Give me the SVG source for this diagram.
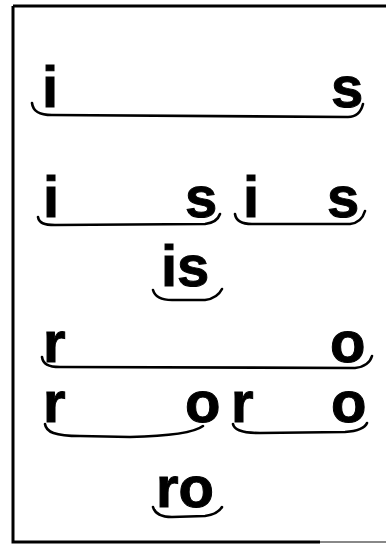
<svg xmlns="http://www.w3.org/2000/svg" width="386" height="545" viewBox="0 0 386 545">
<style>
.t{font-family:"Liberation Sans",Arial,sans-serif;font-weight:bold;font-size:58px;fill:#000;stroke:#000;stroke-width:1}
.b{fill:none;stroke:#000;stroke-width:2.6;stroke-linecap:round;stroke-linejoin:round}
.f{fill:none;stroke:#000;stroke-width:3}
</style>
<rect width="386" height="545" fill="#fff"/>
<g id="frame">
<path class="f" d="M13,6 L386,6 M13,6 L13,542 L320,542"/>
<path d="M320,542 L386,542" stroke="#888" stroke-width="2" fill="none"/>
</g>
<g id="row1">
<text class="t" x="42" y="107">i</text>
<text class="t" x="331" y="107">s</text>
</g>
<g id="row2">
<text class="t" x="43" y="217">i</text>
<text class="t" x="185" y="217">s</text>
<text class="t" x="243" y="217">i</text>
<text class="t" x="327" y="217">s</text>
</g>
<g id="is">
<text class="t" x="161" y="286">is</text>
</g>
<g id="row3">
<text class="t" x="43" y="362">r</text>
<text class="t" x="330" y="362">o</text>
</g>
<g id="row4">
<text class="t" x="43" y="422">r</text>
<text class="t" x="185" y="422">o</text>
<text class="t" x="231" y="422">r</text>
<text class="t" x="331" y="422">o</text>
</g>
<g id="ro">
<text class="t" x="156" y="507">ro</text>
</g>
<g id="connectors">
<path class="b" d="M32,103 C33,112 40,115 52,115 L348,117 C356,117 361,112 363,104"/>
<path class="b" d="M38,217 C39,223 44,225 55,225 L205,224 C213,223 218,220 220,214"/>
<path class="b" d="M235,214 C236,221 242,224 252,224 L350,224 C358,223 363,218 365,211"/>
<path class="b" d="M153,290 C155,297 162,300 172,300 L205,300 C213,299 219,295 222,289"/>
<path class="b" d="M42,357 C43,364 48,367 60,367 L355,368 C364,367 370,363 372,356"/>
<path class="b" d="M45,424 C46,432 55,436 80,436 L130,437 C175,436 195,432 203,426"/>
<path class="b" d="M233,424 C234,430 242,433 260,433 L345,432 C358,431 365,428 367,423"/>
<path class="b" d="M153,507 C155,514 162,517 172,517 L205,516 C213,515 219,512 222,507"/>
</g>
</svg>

---

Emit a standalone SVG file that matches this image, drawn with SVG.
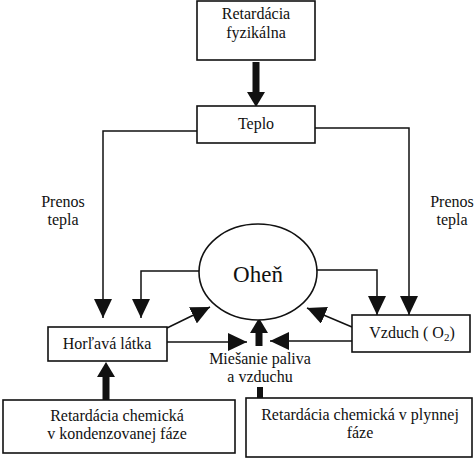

--

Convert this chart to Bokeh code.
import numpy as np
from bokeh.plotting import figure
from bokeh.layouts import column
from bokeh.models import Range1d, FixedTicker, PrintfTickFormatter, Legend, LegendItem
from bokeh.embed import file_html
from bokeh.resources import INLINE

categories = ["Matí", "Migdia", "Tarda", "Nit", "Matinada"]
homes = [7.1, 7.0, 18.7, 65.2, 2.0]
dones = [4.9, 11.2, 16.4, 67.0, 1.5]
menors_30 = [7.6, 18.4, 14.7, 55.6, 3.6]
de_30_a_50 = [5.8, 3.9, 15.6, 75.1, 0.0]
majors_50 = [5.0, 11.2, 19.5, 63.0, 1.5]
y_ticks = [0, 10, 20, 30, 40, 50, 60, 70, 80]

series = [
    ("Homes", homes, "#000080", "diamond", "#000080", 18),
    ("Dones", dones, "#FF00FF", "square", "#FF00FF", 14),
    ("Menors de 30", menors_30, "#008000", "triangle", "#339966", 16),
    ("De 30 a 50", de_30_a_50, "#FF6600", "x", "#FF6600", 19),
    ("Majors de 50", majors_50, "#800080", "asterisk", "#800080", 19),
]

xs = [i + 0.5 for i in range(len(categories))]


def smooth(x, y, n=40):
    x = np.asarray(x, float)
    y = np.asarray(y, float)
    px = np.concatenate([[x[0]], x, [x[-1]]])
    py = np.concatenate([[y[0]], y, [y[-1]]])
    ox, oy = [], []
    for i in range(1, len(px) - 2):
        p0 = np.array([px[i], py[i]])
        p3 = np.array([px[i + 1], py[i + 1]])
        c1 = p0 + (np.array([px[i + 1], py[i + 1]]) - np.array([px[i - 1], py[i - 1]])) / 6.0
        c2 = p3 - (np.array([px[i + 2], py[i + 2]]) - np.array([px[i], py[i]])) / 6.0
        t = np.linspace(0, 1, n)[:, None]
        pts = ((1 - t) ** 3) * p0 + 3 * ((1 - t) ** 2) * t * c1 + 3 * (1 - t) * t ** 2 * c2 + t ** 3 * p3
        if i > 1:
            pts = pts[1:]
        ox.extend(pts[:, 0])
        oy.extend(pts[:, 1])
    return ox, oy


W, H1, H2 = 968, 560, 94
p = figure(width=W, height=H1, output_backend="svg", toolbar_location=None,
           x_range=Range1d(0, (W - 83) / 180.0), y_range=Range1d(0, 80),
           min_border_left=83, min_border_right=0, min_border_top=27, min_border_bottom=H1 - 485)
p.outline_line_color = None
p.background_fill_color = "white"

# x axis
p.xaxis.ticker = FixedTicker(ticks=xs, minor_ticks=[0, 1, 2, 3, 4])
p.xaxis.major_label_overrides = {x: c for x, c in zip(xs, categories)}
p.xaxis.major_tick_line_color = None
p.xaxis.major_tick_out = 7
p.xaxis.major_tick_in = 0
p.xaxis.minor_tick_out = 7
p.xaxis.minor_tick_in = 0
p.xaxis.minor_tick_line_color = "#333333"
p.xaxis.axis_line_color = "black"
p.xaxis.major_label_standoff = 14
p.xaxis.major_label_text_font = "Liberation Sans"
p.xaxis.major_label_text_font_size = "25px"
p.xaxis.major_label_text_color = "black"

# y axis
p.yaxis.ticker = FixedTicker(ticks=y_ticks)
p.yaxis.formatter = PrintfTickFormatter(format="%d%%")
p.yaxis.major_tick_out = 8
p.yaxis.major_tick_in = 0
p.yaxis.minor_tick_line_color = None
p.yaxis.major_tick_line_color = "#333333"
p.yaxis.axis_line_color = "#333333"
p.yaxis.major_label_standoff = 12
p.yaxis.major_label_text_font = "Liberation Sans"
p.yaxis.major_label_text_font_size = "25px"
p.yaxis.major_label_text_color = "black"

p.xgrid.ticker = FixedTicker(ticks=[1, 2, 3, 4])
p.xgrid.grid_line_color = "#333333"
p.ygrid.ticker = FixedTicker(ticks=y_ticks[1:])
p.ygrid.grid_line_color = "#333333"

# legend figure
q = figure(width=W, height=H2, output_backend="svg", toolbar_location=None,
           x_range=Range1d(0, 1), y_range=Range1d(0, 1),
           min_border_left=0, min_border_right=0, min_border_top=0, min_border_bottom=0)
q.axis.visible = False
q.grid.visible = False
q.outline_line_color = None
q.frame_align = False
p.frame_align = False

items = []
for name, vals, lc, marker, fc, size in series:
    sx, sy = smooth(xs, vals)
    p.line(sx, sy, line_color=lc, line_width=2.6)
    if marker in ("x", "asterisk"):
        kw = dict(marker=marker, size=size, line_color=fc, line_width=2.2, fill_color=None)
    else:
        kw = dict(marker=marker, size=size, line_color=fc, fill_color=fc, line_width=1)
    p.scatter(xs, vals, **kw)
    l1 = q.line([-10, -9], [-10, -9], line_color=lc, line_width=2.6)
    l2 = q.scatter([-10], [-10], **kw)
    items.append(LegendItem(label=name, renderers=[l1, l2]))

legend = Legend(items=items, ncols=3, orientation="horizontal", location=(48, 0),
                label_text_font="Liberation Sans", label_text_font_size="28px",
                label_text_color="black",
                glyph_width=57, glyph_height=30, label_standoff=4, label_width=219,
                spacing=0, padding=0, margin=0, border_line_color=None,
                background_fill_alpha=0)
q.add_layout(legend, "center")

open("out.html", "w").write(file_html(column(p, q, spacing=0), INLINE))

#### Exercise objective
Look through the material above and print exactly the lines from the one containing "Convert this chart to Bokeh code." to the one containing "xs = [i + 0.5", both included, and nothing more.

#### Correct result
Convert this chart to Bokeh code.
import numpy as np
from bokeh.plotting import figure
from bokeh.layouts import column
from bokeh.models import Range1d, FixedTicker, PrintfTickFormatter, Legend, LegendItem
from bokeh.embed import file_html
from bokeh.resources import INLINE

categories = ["Matí", "Migdia", "Tarda", "Nit", "Matinada"]
homes = [7.1, 7.0, 18.7, 65.2, 2.0]
dones = [4.9, 11.2, 16.4, 67.0, 1.5]
menors_30 = [7.6, 18.4, 14.7, 55.6, 3.6]
de_30_a_50 = [5.8, 3.9, 15.6, 75.1, 0.0]
majors_50 = [5.0, 11.2, 19.5, 63.0, 1.5]
y_ticks = [0, 10, 20, 30, 40, 50, 60, 70, 80]

series = [
    ("Homes", homes, "#000080", "diamond", "#000080", 18),
    ("Dones", dones, "#FF00FF", "square", "#FF00FF", 14),
    ("Menors de 30", menors_30, "#008000", "triangle", "#339966", 16),
    ("De 30 a 50", de_30_a_50, "#FF6600", "x", "#FF6600", 19),
    ("Majors de 50", majors_50, "#800080", "asterisk", "#800080", 19),
]

xs = [i + 0.5 for i in range(len(categories))]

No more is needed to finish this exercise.